Every Saturday morning, my husband Tom goes to Trader Joe’s in El Cerrito Plaza for our groceries: brown rice, granola, strawberries, blue cheese, mandarins, wine, and flowers. Bundles of nasturtiums, sunflowers, lilies. Or blazing red chrysanthemums and baby’s breath.
He buys two bouquets, one for the vase on our dining room table and the other for two more vases, one on the console and the other for the countertop. For the flowers that still have life in them from the past week, I trim the ends and place them in a small vase on the coffee table.
I’ve always kept vases wherever I’ve lived. Los Angeles, San Francisco, Berkeley, Tokyo. Cheap glass vases from the Dollar Store to one-of-a-kind ceramic vessels artfully made by local potters. In our IKEA case are two shelves dedicated to clay cups and pots.
When Tom returns from the shopping run, my task is to take care of the flowers. I slit the packaging and the band around the stems. I carefully carry the vase, heavy with dank water and lilting blooms, to the sink. The act of holding the vase, feeling its low ridges and Wabi Sabi indentations, feels sacred. I carry with intention and focus.

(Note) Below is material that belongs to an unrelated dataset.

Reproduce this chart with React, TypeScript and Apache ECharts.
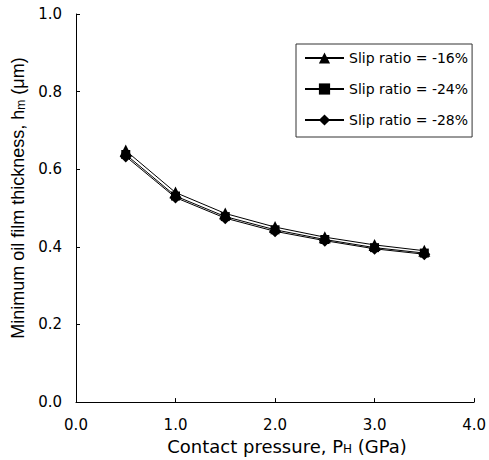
import React, { useEffect, useRef } from "react";
import * as echarts from "echarts";

const pressures = [0.5, 1.0, 1.5, 2.0, 2.5, 3.0, 3.5];
const slip16 = [0.648, 0.54, 0.486, 0.451, 0.425, 0.405, 0.39];
const slip24 = [0.638, 0.531, 0.478, 0.444, 0.419, 0.398, 0.384];
const slip28 = [0.633, 0.527, 0.474, 0.44, 0.416, 0.395, 0.381];
const seriesNames = ["Slip ratio = -16%", "Slip ratio = -24%", "Slip ratio = -28%"];
const symbols = ["triangle", "rect", "diamond"];
const symbolSizes = [12, 9, 12];

export default function App() {
  const ref = useRef<HTMLDivElement>(null);
  useEffect(() => {
    if (!ref.current) return;
    const chart = echarts.init(ref.current, null, { renderer: "svg" });
    const wide = "DejaVu Sans, Verdana, sans-serif";
    const arial = "Liberation Sans, Arial, sans-serif";
    const all = [slip16, slip24, slip28];
    chart.setOption({
      animation: false,
      textStyle: { fontFamily: wide, color: "#000" },
      grid: { left: 76, right: 14, top: 14, bottom: 51, containLabel: false },
      legend: {
        orient: "vertical",
        left: 296,
        top: 44,
        padding: [7, 4, 10, 8],
        itemGap: 17,
        itemWidth: 39,
        itemHeight: 14,
        borderColor: "#333",
        borderWidth: 1,
        textStyle: { fontFamily: wide, fontSize: 14, color: "#000" },
        data: seriesNames,
      },
      xAxis: {
        type: "value",
        min: 0,
        max: 4,
        interval: 1,
        name: "{a|Contact pressure, P}{s|H}{a| (GPa)}",
        nameLocation: "middle",
        nameGap: 29,
        nameTextStyle: {
          padding: [0, 0, 0, 24],
          rich: {
            a: { fontFamily: wide, fontSize: 18, color: "#000", verticalAlign: "bottom", lineHeight: 20 },
            s: { fontFamily: wide, fontSize: 12, color: "#000", verticalAlign: "bottom", lineHeight: 15 },
          },
        },
        axisLine: { show: true, onZero: false, lineStyle: { color: "#000", width: 1 } },
        axisTick: { show: true, inside: true, length: 4, lineStyle: { color: "#000" } },
        axisLabel: {
          fontFamily: wide,
          fontSize: 15,
          color: "#000",
          margin: 15,
          formatter: (v: number) => v.toFixed(1),
        },
        splitLine: { show: false },
      },
      yAxis: {
        type: "value",
        min: 0,
        max: 1,
        interval: 0.2,
        name: "{a|Minimum oil film thickness, h}{s|m}{a| (μm)}",
        nameLocation: "middle",
        nameGap: 28,
        nameTextStyle: {
          padding: [0, 0, 0, 20],
          rich: {
            a: { fontFamily: arial, fontSize: 18, color: "#000", verticalAlign: "bottom", lineHeight: 20 },
            s: { fontFamily: arial, fontSize: 12, color: "#000", verticalAlign: "bottom", lineHeight: 16 },
          },
        },
        axisLine: { show: true, onZero: false, lineStyle: { color: "#000", width: 1 } },
        axisTick: { show: true, inside: true, length: 4, lineStyle: { color: "#000" } },
        axisLabel: {
          fontFamily: wide,
          fontSize: 15,
          color: "#000",
          margin: 14,
          formatter: (v: number) => v.toFixed(1),
        },
        splitLine: { show: false },
      },
      series: all.map((vals, i) => ({
        name: seriesNames[i],
        type: "line",
        data: pressures.map((p, j) => [p, vals[j]]),
        symbol: symbols[i],
        symbolSize: symbolSizes[i],
        smooth: false,
        lineStyle: { color: "#000", width: 1 },
        itemStyle: { color: "#000" },
      })),
    });
    return () => chart.dispose();
  }, []);
  return <div ref={ref} style={{ width: 489, height: 460, position: "absolute", left: 0, top: 0 }} />;
}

As a full-time teacher, I plant myself at our dining room table in our condo near the Del Norte BART. Surrounded by books, files, piles of papers, a cup of coffee and a glass of water. I face a window from our second floor and see an orange tabby dash across the street, a masked teenager on roller skates, and ravens perched on rooftops.

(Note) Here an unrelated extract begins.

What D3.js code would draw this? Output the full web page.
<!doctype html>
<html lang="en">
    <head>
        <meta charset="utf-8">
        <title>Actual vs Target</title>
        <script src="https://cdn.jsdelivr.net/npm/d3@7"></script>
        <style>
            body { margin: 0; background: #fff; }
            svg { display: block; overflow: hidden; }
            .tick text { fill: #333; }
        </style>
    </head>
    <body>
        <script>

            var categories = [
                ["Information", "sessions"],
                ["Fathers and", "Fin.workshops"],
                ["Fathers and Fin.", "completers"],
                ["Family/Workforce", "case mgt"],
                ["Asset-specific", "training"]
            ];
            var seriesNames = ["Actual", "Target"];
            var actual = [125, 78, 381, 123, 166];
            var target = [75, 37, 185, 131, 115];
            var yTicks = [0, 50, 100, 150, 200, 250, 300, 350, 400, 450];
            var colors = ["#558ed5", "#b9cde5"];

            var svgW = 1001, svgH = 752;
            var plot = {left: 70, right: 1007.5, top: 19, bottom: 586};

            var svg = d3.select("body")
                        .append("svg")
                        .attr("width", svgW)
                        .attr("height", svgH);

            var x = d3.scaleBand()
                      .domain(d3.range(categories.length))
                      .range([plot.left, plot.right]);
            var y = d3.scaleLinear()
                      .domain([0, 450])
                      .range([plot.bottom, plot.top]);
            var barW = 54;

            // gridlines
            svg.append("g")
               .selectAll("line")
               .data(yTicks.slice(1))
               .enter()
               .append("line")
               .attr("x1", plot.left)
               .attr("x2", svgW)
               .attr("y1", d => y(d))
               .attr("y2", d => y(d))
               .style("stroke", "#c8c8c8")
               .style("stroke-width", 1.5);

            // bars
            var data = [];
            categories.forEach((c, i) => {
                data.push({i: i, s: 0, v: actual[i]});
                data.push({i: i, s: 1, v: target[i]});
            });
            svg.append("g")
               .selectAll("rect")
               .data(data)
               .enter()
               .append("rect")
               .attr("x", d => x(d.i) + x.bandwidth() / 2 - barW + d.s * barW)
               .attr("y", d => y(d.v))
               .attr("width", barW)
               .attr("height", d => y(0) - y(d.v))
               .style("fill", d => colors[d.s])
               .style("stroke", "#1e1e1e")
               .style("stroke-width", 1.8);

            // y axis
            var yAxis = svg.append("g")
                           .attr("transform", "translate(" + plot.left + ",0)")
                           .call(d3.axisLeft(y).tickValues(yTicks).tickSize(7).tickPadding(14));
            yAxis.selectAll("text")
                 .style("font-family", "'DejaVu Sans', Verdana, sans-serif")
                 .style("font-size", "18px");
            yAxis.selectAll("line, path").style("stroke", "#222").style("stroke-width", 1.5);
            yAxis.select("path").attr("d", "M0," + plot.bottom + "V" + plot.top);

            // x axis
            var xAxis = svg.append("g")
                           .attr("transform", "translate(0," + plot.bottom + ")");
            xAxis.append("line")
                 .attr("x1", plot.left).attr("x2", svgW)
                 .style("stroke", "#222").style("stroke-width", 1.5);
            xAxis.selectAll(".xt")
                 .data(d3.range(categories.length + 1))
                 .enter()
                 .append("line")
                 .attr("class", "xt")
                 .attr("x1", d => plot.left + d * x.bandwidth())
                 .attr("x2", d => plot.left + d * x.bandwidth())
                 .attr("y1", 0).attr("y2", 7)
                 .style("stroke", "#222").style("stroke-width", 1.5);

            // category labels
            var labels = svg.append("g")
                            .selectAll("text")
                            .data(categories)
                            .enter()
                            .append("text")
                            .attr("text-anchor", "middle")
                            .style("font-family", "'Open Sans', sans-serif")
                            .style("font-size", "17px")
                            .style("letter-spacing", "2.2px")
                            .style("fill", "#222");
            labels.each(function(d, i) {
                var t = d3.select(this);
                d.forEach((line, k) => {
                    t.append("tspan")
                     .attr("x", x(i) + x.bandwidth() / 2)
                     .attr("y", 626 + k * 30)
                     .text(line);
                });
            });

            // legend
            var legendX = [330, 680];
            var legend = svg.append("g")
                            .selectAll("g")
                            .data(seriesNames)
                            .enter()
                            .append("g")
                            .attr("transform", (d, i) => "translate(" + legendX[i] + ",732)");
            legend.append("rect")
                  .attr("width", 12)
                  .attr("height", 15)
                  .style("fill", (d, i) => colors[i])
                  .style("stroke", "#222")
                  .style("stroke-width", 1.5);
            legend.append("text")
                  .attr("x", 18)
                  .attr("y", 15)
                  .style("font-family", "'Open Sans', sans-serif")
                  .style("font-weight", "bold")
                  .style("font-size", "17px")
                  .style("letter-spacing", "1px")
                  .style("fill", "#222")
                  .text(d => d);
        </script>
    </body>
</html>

One constant in my vision is a handmade vase filled with a bouquet that rests on the right side of my dining room table desk. It is bulbous-shaped in the bottom half with the upper half gently smoothed to its rounded opening. Thin black painted streaks interspersed with pale yellow swaths and a deep orange glaze in the middle. Smooth to the touch but deceptively heavy in weight.

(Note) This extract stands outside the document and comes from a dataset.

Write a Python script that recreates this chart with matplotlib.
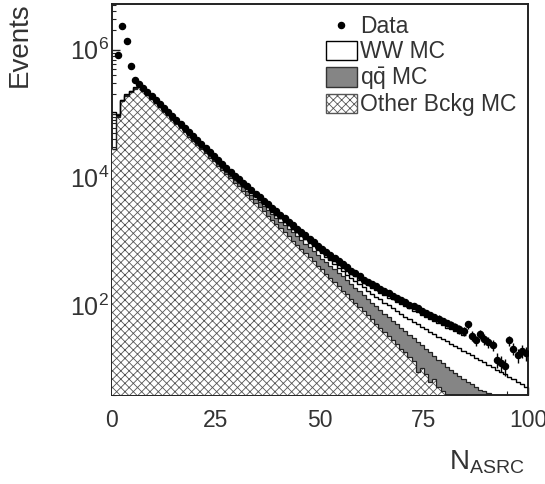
import numpy as np
import matplotlib
matplotlib.use('Agg')
import matplotlib.pyplot as plt
from matplotlib.patches import Patch
from matplotlib.lines import Line2D
from matplotlib.ticker import LogLocator, FixedLocator, FixedFormatter, NullFormatter, MultipleLocator

plt.rcParams['font.family'] = ['Liberation Sans', 'DejaVu Sans']
plt.rcParams['mathtext.fontset'] = 'custom'
plt.rcParams['mathtext.rm'] = 'Liberation Sans'
plt.rcParams['mathtext.it'] = 'Liberation Sans:italic'
plt.rcParams['hatch.linewidth'] = 0.6

# bin edges 0..100, one unit wide; values are log10(events) per bin
edges = np.arange(0, 101)

other_log = [4.44, 4.95, 5.20, 5.28, 5.34, 5.39, 5.42, 5.36, 5.29, 5.23,
             5.16, 5.10, 5.03, 4.97, 4.90, 4.84, 4.77, 4.71, 4.64, 4.57,
             4.51, 4.44, 4.38, 4.31, 4.25, 4.18, 4.12, 4.05, 3.99, 3.92,
             3.86, 3.79, 3.73, 3.66, 3.60, 3.53, 3.47, 3.40, 3.34, 3.27,
             3.21, 3.14, 3.08, 3.01, 2.95, 2.88, 2.82, 2.75, 2.69, 2.62,
             2.56, 2.49, 2.43, 2.36, 2.30, 2.23, 2.17, 2.10, 2.04, 1.97,
             1.91, 1.84, 1.78, 1.71, 1.65, 1.58, 1.52, 1.45, 1.39, 1.32,
             1.26, 1.19, 1.13, 0.95, 1.02, 0.93, 0.80, 0.84, 0.72, 0.65,
             0.45, 0.0, 0.0, 0.0, 0.0, 0.0, 0.0, 0.0, 0.0, 0.0,
             0.0, 0.0, 0.0, 0.0, 0.0, 0.0, 0.0, 0.0, 0.0, 0.0]

# other + qqbar (top of grey band)
qq_log = [4.44, 4.96, 5.21, 5.29, 5.35, 5.40, 5.43, 5.37, 5.30, 5.24,
          5.17, 5.11, 5.05, 4.98, 4.92, 4.85, 4.79, 4.72, 4.66, 4.59,
          4.53, 4.46, 4.40, 4.34, 4.27, 4.21, 4.15, 4.08, 4.02, 3.96,
          3.91, 3.85, 3.79, 3.73, 3.67, 3.61, 3.55, 3.49, 3.43, 3.37,
          3.31, 3.25, 3.19, 3.14, 3.08, 3.02, 2.96, 2.91, 2.85, 2.79,
          2.73, 2.68, 2.62, 2.56, 2.50, 2.45, 2.39, 2.33, 2.27, 2.22,
          2.16, 2.10, 2.04, 1.99, 1.93, 1.87, 1.82, 1.76, 1.70, 1.64,
          1.59, 1.53, 1.48, 1.42, 1.37, 1.31, 1.26, 1.20, 1.15, 1.09,
          1.04, 0.99, 0.94, 0.89, 0.84, 0.80, 0.76, 0.72, 0.68, 0.65,
          0.62, 0.58, 0.0, 0.0, 0.0, 0.0, 0.0, 0.0, 0.0, 0.0]

# total MC (other + qqbar + WW)
ww_log = [5.03, 4.97, 5.22, 5.30, 5.36, 5.41, 5.44, 5.38, 5.32, 5.26,
          5.19, 5.13, 5.07, 5.01, 4.94, 4.88, 4.82, 4.76, 4.69, 4.63,
          4.57, 4.51, 4.44, 4.38, 4.32, 4.26, 4.19, 4.13, 4.07, 4.01,
          3.95, 3.89, 3.83, 3.77, 3.71, 3.65, 3.59, 3.53, 3.48, 3.42,
          3.36, 3.30, 3.25, 3.19, 3.14, 3.08, 3.03, 2.97, 2.92, 2.86,
          2.81, 2.75, 2.70, 2.64, 2.59, 2.54, 2.48, 2.43, 2.38, 2.33,
          2.28, 2.23, 2.18, 2.13, 2.09, 2.04, 2.00, 1.95, 1.91, 1.86,
          1.82, 1.78, 1.74, 1.70, 1.66, 1.62, 1.58, 1.55, 1.51, 1.47,
          1.44, 1.40, 1.36, 1.33, 1.29, 1.25, 1.22, 1.18, 1.14, 1.11,
          1.07, 1.03, 0.99, 0.96, 0.92, 0.88, 0.84, 0.80, 0.76, 0.72]

# second outline lying just under the data (bins 38..84)
upper_start = 38
upper_log = [3.46, 3.42, 3.36, 3.31, 3.26, 3.20, 3.15, 3.10, 3.04, 2.99,
             2.94, 2.88, 2.83, 2.79, 2.73, 2.69, 2.63, 2.59, 2.54, 2.49,
             2.45, 2.39, 2.35, 2.31, 2.27, 2.24, 2.19, 2.16, 2.12, 2.09,
             2.05, 2.02, 1.98, 1.95, 1.91, 1.89, 1.84, 1.82, 1.78, 1.75,
             1.72, 1.69, 1.65, 1.63, 1.59, 1.57, 1.53]

# data, bins 1..99 (points at bin centres)
data_log = [5.91, 6.37, 6.14, 5.75, 5.53, 5.46, 5.40, 5.34, 5.28,
            5.21, 5.15, 5.09, 5.03, 4.96, 4.90, 4.84, 4.78, 4.71, 4.65,
            4.59, 4.53, 4.46, 4.40, 4.34, 4.28, 4.21, 4.15, 4.09, 4.03,
            3.97, 3.91, 3.86, 3.80, 3.74, 3.69, 3.63, 3.58, 3.52, 3.47,
            3.42, 3.36, 3.31, 3.26, 3.20, 3.15, 3.10, 3.04, 2.99, 2.93,
            2.88, 2.84, 2.79, 2.74, 2.69, 2.64, 2.60, 2.54, 2.50, 2.45,
            2.40, 2.37, 2.33, 2.30, 2.25, 2.22, 2.19, 2.15, 2.12, 2.08,
            2.05, 2.01, 1.98, 1.95, 1.91, 1.88, 1.85, 1.81, 1.79, 1.75,
            1.72, 1.69, 1.66, 1.62, 1.60, 1.70, 1.52, 1.45, 1.55, 1.47,
            1.42, 1.38, 1.15, 1.10, 1.05, 1.45, 1.32, 1.22, 1.28, 1.25]

y_major = [1e1, 1e2, 1e3, 1e4, 1e5, 1e6]
y_labels = ['', r'$10^{2}$', '', r'$10^{4}$', '', r'$10^{6}$']

other = 10 ** np.array(other_log)
qq = 10 ** np.array(qq_log)
ww = 10 ** np.array(ww_log)
upper = 10 ** np.array(upper_log)
data = 10 ** np.array(data_log)
data_x = np.arange(1, 100) + 0.5
data_err = np.sqrt(data)

text_col = '#333333'

fig = plt.figure(figsize=(5.45, 4.84), dpi=100)
ax = fig.add_axes([0.2055, 0.1839, 0.7633, 0.8079])

# stacked histograms: WW (white) on qq (grey) on other (hatched)
ax.stairs(ww, edges, baseline=1, fill=True, facecolor='white', edgecolor='none', zorder=1)
ax.stairs(qq, edges, baseline=1, fill=True, facecolor='#858585', edgecolor='none', zorder=2)
ax.stairs(other, edges, baseline=1, fill=True, facecolor='white', edgecolor='#555555',
          linewidth=0, hatch='xxxx', zorder=3)
ax.stairs(other, edges, baseline=None, color='#222222', linewidth=0.9, zorder=4)
ax.stairs(qq, edges, baseline=None, color='#222222', linewidth=0.9, zorder=4)
ax.stairs(ww, edges, baseline=None, color='black', linewidth=1.0, zorder=5)
ax.stairs(upper, edges[upper_start:upper_start + len(upper) + 1], baseline=None,
          color='black', linewidth=1.0, zorder=5)

ax.errorbar(data_x, data, yerr=data_err, fmt='o', color='black', markersize=4.4,
            elinewidth=1.0, capsize=0, zorder=6)

ax.set_yscale('log')
ax.set_xlim(0, 100)
ax.set_ylim(3.93, 5.2e6)

ax.xaxis.set_major_locator(MultipleLocator(25))
ax.xaxis.set_minor_locator(MultipleLocator(5))
ax.yaxis.set_major_locator(FixedLocator(y_major))
ax.yaxis.set_major_formatter(FixedFormatter(y_labels))
ax.yaxis.set_minor_locator(LogLocator(base=10, subs=np.arange(2, 10), numticks=12))
ax.yaxis.set_minor_formatter(NullFormatter())

ax.tick_params(axis='both', which='both', direction='in', top=False, right=False,
               colors='#222222', labelcolor=text_col)
ax.tick_params(axis='both', which='major', length=6, width=1)
ax.tick_params(axis='both', which='minor', length=3, width=0.8)
ax.tick_params(axis='x', which='major', pad=10, labelsize=16.5)
ax.tick_params(axis='y', which='major', pad=2, labelsize=18)
for s in ax.spines.values():
    s.set_linewidth(1.4)
    s.set_color('#222222')

fig.text(0.037, 0.995, 'Events', rotation=90, ha='center', va='top', fontsize=20, color=text_col)
fig.text(0.893, 0.045, r'N$_{\rm ASRC}$', ha='center', va='center', fontsize=20, color=text_col)

handles = [Line2D([], [], marker='o', linestyle='none', color='black', markersize=4.4),
           Patch(facecolor='white', edgecolor='black', linewidth=1),
           Patch(facecolor='#858585', edgecolor='#333333', linewidth=1),
           Patch(facecolor='white', edgecolor='#555555', hatch='xxxx', linewidth=1)]
labels = ['Data', 'WW MC', r'q$\bar{\rm q}$ MC', 'Other Bckg MC']
ax.legend(handles, labels, loc='upper right', frameon=False, fontsize=16.5,
          handlelength=1.35, handleheight=0.95, handletextpad=0.15, labelspacing=0.08,
          borderaxespad=0.1, labelcolor=text_col)

plt.savefig('out.png', dpi=100)
plt.close()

I gaze at this vase with its blooms throughout the day, the week, the months. This vase was made by my longtime friend, poet and potter Vince Montague. He lives in Cloverdale, California in a tidy cabin filled with books and clay pots. His home rests on the top of a high hill. Nearby is a small winery and the surrounding land is dotted with silver sage and wandflowers, coral drops and manzanita trees. Two kilns sit like mighty lionesses next to his studio. Each holds a clay llama that serves as a kiln god for the firings. The vase is a connection of not only our friendship but our creative lives.
The vase is an everyday blessing. Utility and beauty. A counterpoint to the digital. An open container of life.